"Did you pray, my son?"
"Yes, sir; and I feel that through the mercy of Jesus Christ my sins are pardoned."
It was a simple narrative, and expressed with evident consciousness of the solemnity of the declaration. It was plain that in spiritual things these people were further advanced than in business matters. The evidence was satisfactory, and the member received by an extension of right hand of fellowship on the part of the pastor. In the evening Rev. Mr. Murchison preached from the text, "And they shall call upon the rocks and mountains to fall upon them," &c.
It was a crude, disjointed discourse, having very little logic, a great many large words, some of them ludicrously misapplied, yet contained striking thoughts, and appropriate similes. This was a congregation standing on the lowest step of civilization. Minister and people were but a twelvemonth out of bondage.

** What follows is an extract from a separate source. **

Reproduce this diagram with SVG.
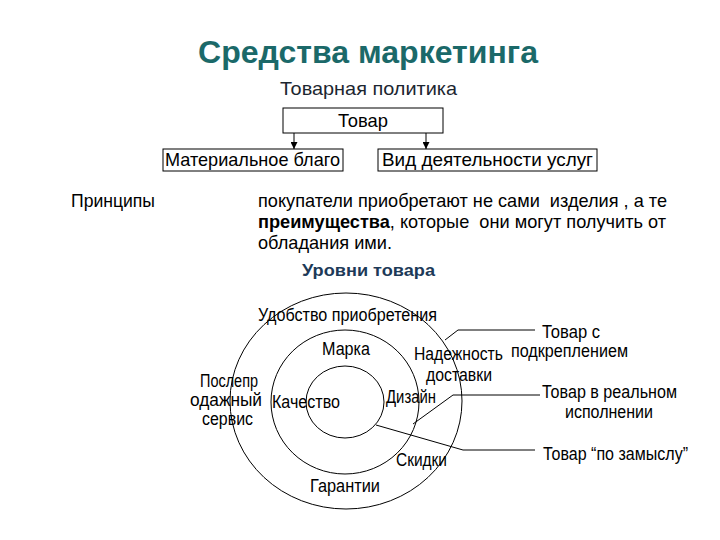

All behind them was barbarism. Before them was a future, unrevealed, but infinitely better than what their past had been. Their meeting was orderly, and I have seen grave legislative bodies in quite as much of a muddle over a simple question as that congregation of black men emerging from their long night of darkness.
On the following Sunday I was present at a service on Ladies' Island. The owner of the plantation where the meeting was held erected his house in full view of Beaufort, and near the bank of the stream where the tide ebbs and flows upon the sandy beach. It was a mean mansion, standing on posts, to give free circulation to the air underneath. In hot summer days the shade beneath the house was the resort of all the poultry of the premises. Thousands of hard-working New England mechanics live in better houses, yet from Beaufort the place made an imposing show, surrounded by orange and magnolia trees. The sandy acres of the plantation stretched towards St. Helena. A short distance from the planter's house were the weather-beaten cabins of the negroes, mere hovels, without window-panes, with mud chimneys,—the homes of generations who had gone from the darkness and hopelessness of a wearying life to the rest and quiet of the grave.
On that morning when Admiral Dupont shelled the Rebels out of the forts at Hilton Head and Bay Point, the owner of these acres made a hasty exit from his house. He sent his overseer to the cabins to hurry up the negroes, but to his surprise not a negro was to be found. The colored people had heard the thundering down the bay. They knew its meaning. It set their hearts beating as they never had throbbed before. It was the sweetest music they ever had heard. A horseman came riding furiously up to the house, with terror in his countenance. The master hastened out to know how the battle was going.
"The Yankees have taken the forts!" said the messenger. The master became pale.
"You had better get your negroes together, and be ready for a move," said the messenger.
Sharp ears had heard all this,—the ears of Sam, a colored man, who, seeing the herald arrive in hot haste, had the curiosity to hear what he had to say, then bounded like a deer to the cabins, running from door to door, whispering to the inmates, "To the woods! to the woods! De Yankees hab taken de forts,—massa is going to de mainland, and is going to take us wid him."
The cabins were deserted in an instant; and five minutes later, when the overseer came round to gather his drove of human cattle, he found empty hovels. The planter and his overseer were obliged to do their own hasty packing up.